Pensez-vous qu’ils ont ouvert les portes d’une nouvelle conception
musicale dans le domaine de la musique indépendante ?
DEAD
CAN DANCE a inspiré de nombreux groupes, mais ils n’étaient
pas le premier groupe moderne à utiliser des instruments médiévaux,
simplement celui qui a eu le plus de succès. Le groupe des années
soixante DULCIMER, parmi d’autres, utilisait de tels instruments – ce
qui ne veut pas dire que nous vous recommandons leur écoute… (ndlr :
heureusement !)- Tracy a été initiée à l’univers
de la musique médiévale par Sean Bowley du groupe EDEN (ndlr :
le chanteur) qui utilisait alors beaucoup d’instruments médiévaux.
Connaissez-vous
quelques musiciens français ?
Oui,
LES JOYAUX DE LA PRINCESSE, REGARD EXTREME, DISSONANT ELEPHANT & LONSAI
MAÏKOV sont des noms qui viennent à mon esprit en regard de la « scène »,
mais nous aimons également des choses comme la musique d’Alan STIVELL…

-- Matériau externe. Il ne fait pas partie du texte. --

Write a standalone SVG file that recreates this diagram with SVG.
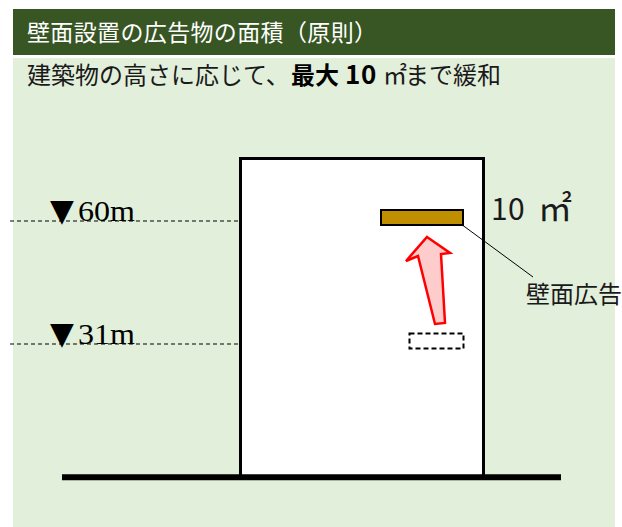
<svg xmlns="http://www.w3.org/2000/svg" width="622" height="527" viewBox="0 0 622 527">
  <style>
    .jp { font-family: "Noto Sans CJK JP", "Noto Sans", sans-serif; }
    .lvl { font-family: "Liberation Serif", "DejaVu Serif", serif; fill: #000; }
    .tri { font-family: "DejaVu Sans", sans-serif; fill: #000; }
    .dash { stroke: #000; stroke-width: 1.2; stroke-dasharray: 4 3; fill: none; }
  </style>
  <rect x="0" y="0" width="622" height="527" fill="#ffffff"/>
  <rect id="panel" x="13" y="58" width="602" height="469" fill="#E2EFDA"/>
  <g id="header">
    <rect x="13" y="9" width="602" height="46" fill="#375623"/>
    <text class="jp" x="27" y="41" font-size="23" fill="#ffffff" textLength="350" lengthAdjust="spacing">壁面設置の広告物の面積（原則）</text>
  </g>
  <g id="subtitle" class="jp" fill="#1a1a1a">
    <text x="27" y="84" font-size="24">建築物の高さに応じて、<tspan x="291" font-weight="bold" fill="#000">最大</tspan><tspan x="345 361" font-weight="bold" font-size="26" fill="#000">10</tspan><tspan x="383" font-size="24">㎡</tspan><tspan x="405">まで緩和</tspan></text>
  </g>
  <g id="building">
    <rect x="240.5" y="158.5" width="243" height="318" fill="#ffffff" stroke="#000" stroke-width="3"/>
  </g>
  <g id="ground">
    <line x1="62" y1="477.3" x2="561" y2="477.3" stroke="#000" stroke-width="6"/>
  </g>
  <g id="connectors">
    <line class="dash" x1="10" y1="221" x2="240" y2="221"/>
    <line class="dash" x1="10" y1="344" x2="240" y2="344"/>
    <line x1="446" y1="213" x2="533" y2="277" stroke="#000" stroke-width="1"/>
  </g>
  <g id="level60">
    <text class="tri" x="50" y="221" font-size="31">▼</text>
    <text class="lvl" x="78" y="221" font-size="30" textLength="57" lengthAdjust="spacingAndGlyphs">60m</text>
  </g>
  <g id="level31">
    <text class="tri" x="50" y="344" font-size="31">▼</text>
    <text class="lvl" x="78" y="344" font-size="30" textLength="57" lengthAdjust="spacingAndGlyphs">31m</text>
  </g>
  <g id="sign">
    <rect x="381" y="210" width="82" height="15" fill="#BF8F00" stroke="#000" stroke-width="2"/>
  </g>
  <g id="sign-original">
    <rect x="409.5" y="333.5" width="54" height="15" fill="#ffffff" stroke="#000" stroke-width="2" stroke-dasharray="5 3"/>
  </g>
  <g id="arrow">
    <polygon points="427,237 450,253 441,254 445,323 435,324 418,256 406,261" fill="#FFCCCC" stroke="#FF0000" stroke-width="2.5" stroke-linejoin="miter"/>
  </g>
  <g id="area-label">
    <text class="jp" x="491 508" y="220" font-size="30" fill="#1a1a1a">10</text>
    <text class="jp" x="538" y="221" font-size="34" fill="#1a1a1a">㎡</text>
  </g>
  <g id="sign-label">
    <text class="jp" x="526" y="303" font-size="24" fill="#1a1a1a">壁面広告</text>
  </g>
</svg>
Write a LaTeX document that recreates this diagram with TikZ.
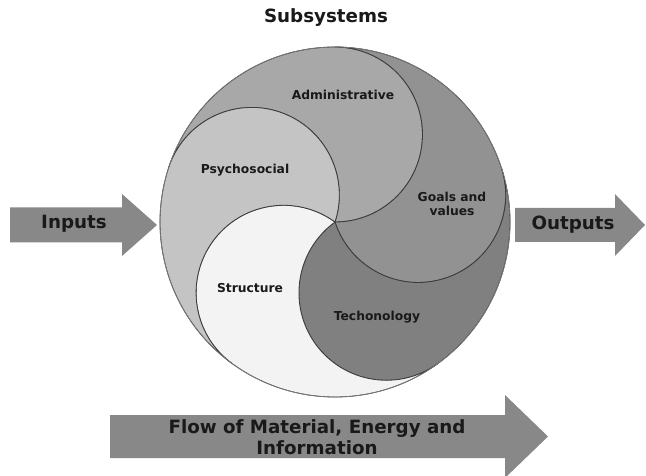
\documentclass[tikz,border=0pt]{standalone}
\usepackage{fontspec}
\setmainfont{DejaVu Sans}
\usetikzlibrary{calc}
\definecolor{admingray}{RGB}{168,168,168}
\definecolor{goalgray}{RGB}{146,146,146}
\definecolor{techgray}{RGB}{128,128,128}
\definecolor{psygray}{RGB}{196,196,196}
\definecolor{structgray}{RGB}{243,243,243}
\definecolor{arrowgray}{RGB}{136,136,136}
\definecolor{linegray}{RGB}{60,60,60}
\definecolor{textgray}{RGB}{25,25,25}
\tikzset{
  petal/.style={draw=linegray, line width=0.7pt},
  partlabel/.style={font=\bfseries\fontsize{10.5}{12.5}\selectfont, text=textgray, align=center, inner sep=0pt},
  bigtext/.style={font=\bfseries\fontsize{15.6}{18}\selectfont, text=textgray, align=center, inner sep=0pt}
}
% fat arrow: x start, x head, x tip, y centre, half body, half head
\newcommand{\fatarrow}[6]{%
\fill[arrowgray] (#1,#4-#5) -- (#2,#4-#5) -- (#2,#4-#6) -- (#3,#4) -- (#2,#4+#6) -- (#2,#4+#5) -- (#1,#4+#5) -- cycle;}

\begin{document}
\begin{tikzpicture}[x=0.03cm, y=0.03cm]
\useasboundingbox (0,0) rectangle (646,475);
\coordinate (o) at (335,253);

% five petals, each between two half-radius circles
\foreach \t/\c in {90/admingray, 18/goalgray, -54/techgray, -126/structgray, -198/psygray}{
\pgfmathsetmacro{\ta}{\t+180}
\pgfmathsetmacro{\tb}{\t+360}
\pgfmathsetmacro{\tc}{\t+72}
\pgfmathsetmacro{\td}{\t-108}
\draw[petal, fill=\c] (o) arc[start angle=\ta, end angle=\tb, radius=87.5]
  arc[start angle=\t, end angle=\tc, radius=175]
  arc[start angle=\tc, end angle=\td, radius=87.5] -- cycle;
}
\draw[draw=gray, line width=0.5pt] (o) circle (175);

\node[bigtext] (subsys) at (326,457) {Subsystems};
\node[partlabel] (admin) at (343,380) {Administrative};
\node[partlabel] (psycho) at (245,305) {Psychosocial};
\node[partlabel] (goals) at (452,271) {Goals and\\values};
\node[partlabel] (struct) at (250,187) {Structure};
\node[partlabel] (tech) at (377,158) {Techonology};

\fatarrow{10}{122}{157}{250}{17.5}{31}
\fatarrow{515}{615}{645}{250}{17}{31}
\fatarrow{110}{505}{548}{38.5}{21.5}{41.5}
\node[bigtext] (inputs) at (74,251) {Inputs};
\node[bigtext] (outputs) at (573,250) {Outputs};
\node[bigtext] (flow) at (317,37.5) {Flow of Material, Energy and\\Information};
\end{tikzpicture}
\end{document}
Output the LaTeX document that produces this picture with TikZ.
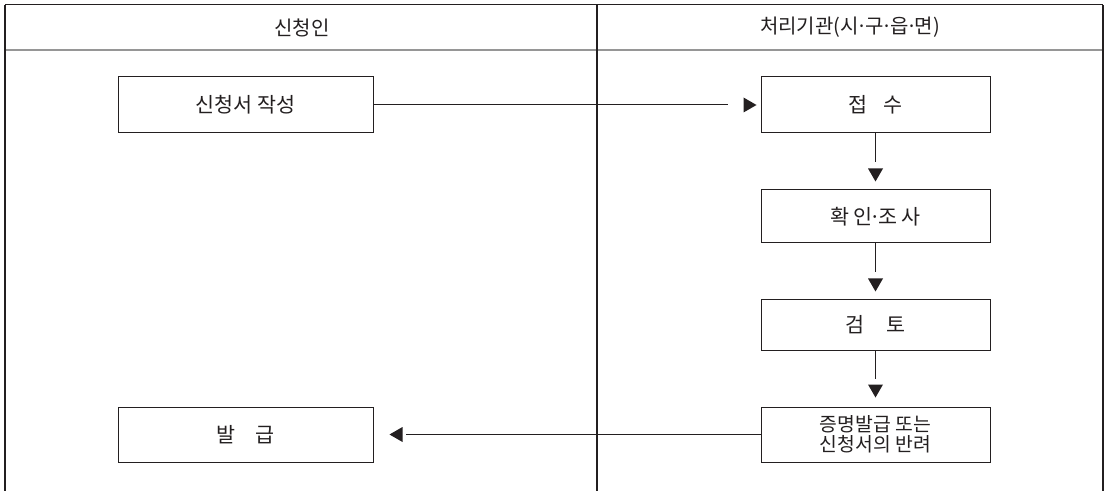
\documentclass[tikz,border=0pt]{standalone}
\usepackage{fontspec}
\setmainfont{Noto Sans CJK KR}
\usepackage{tikz}
\usetikzlibrary{decorations.markings}

\definecolor{ink}{RGB}{35,31,32}
\definecolor{rule}{RGB}{150,150,150}

\newcommand{\mdot}{\kern-0.12em·\kern-0.12em}

\tikzset{
  stepbox/.style={draw=ink, line width=0.75pt, inner sep=0pt, text=ink, align=center,
    font=\fontsize{15.5}{15}\selectfont},
  leftbox/.style={stepbox, minimum width=191.25pt},
  rightbox/.style={stepbox, minimum width=171.75pt},
  headtext/.style={text=ink, font=\fontsize{15}{15}\selectfont},
  % #1 = gap from tip to box, #2 = gap from line end to box
  flow/.style 2 args={draw=ink, line width=0.75pt, shorten >=#2,
    postaction={decorate, decoration={markings,
      mark=at position -#1 with {\fill[ink] (0,0) -- (-13,7.5) -- (-13,-7.5) -- cycle;}}}}
}

\begin{document}
\begin{tikzpicture}[x=0.75pt,y=0.75pt,yscale=-1,xscale=1]
        \useasboundingbox (0,0) rectangle (1105,491);

        %Table frame
        \draw [color=ink, line width=0.75pt] (5,5) -- (1103,5) ;
        \draw [color=rule, line width=1.5pt] (5,50) -- (1103,50) ;
        \draw [color=ink, line width=1.1pt] (5,5) -- (5,491) ;
        \draw [color=ink, line width=0.9pt] (1103,5) -- (1103,491) ;
        \draw [color=ink, line width=0.9pt] (597,5) -- (597,491) ;

        % Header
        \node (hleft) [headtext] at (302,27.5) {신청인};
        \node (hright) [headtext] at (850,27.5) {처리기관(시\mdot 구\mdot 읍\mdot 면)};

        % Boxes
        \node (apply) [leftbox, minimum height=42pt] at (245.5,105) {신청서 작성};
        \node (receive) [rightbox, minimum height=42pt] at (875.5,105) {접\hspace{0.75em}수};
        \node (inspect) [rightbox, minimum height=39.75pt] at (875.5,216.5) {확\hspace{0.2em}인\mdot 조\hspace{0.2em}사};
        \node (review) [rightbox, minimum height=37.5pt] at (875.5,325) {검\hspace{1.1em}토};
        \node (result) [rightbox, minimum height=41.25pt, font=\fontsize{14.5}{15}\selectfont] at (875.5,434.5) {증명발급 또는\\신청서의 반려};
        \node (issue) [leftbox, minimum height=41.25pt] at (245.5,434.5) {발\hspace{1em}급};

        % Connectors
        \draw [flow={3pt}{24.75pt}] (apply) -- (receive) ;
        \draw [flow={6pt}{20.25pt}] (receive) -- (inspect) ;
        \draw [flow={6pt}{20.25pt}] (inspect) -- (review) ;
        \draw [flow={6.75pt}{21pt}] (review) -- (result) ;
        \draw [flow={12pt}{24pt}] (result) -- (issue) ;

\end{tikzpicture}
\end{document}
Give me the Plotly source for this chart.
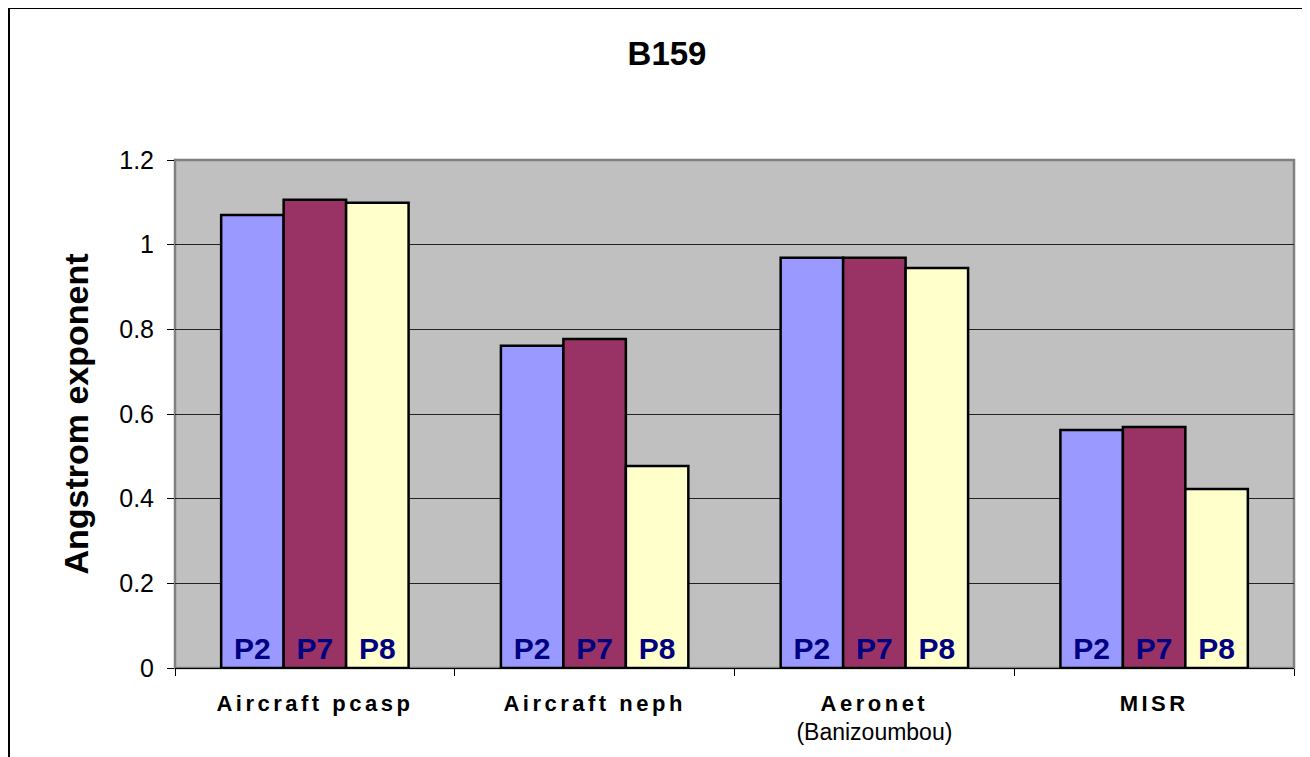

quoiqu’il en soit nous n’avons pas l’habitude d’entendre
beaucoup d’artistes français en Angleterre.
Dans
TRINITY n°1, je citais IN GOWAN RING afin de donner une idée de votre
musique, vous sentez-vous proches d’eux ?
Nous
aimons IN GOWAN RING et nous nous rendons compte que nous pouvons partager un
son d’ensemble, mais nous ne nous en sentons pas particulièrement
proches musicalement. Nous utilisons tous les deux beaucoup d’instruments
acoustiques et nos deux premiers albums respectifs étaient relativement
doux par leurs sonorités mais je pense que nous tendons vers des directions
différentes.
Albin
Julius (THE MOON LAY HIDDEN BENEATH A CLOUD/DER BLUTHARSCH) m’a dit que
Trevor avait joué avec eux, comment en êtes-vous arrivé
à collaborer ?
Albin
aimait le son du luth d’Alan, alors ce dernier l’a emporté
à Vienne lorsqu’il est allé en vacances pour enregistrer
un court morceau. Alors qu’Alan était au festival de Nevers, il
a pris sa guitare et a joué avec eux…
Après
la réalisation du troisième album, quels sont vos projets ?
Concerts… ?
Nous
aimerions donner des concerts dans un futur proche, nous n’avons pas encore
commencé à réfléchir à de nouveaux projets.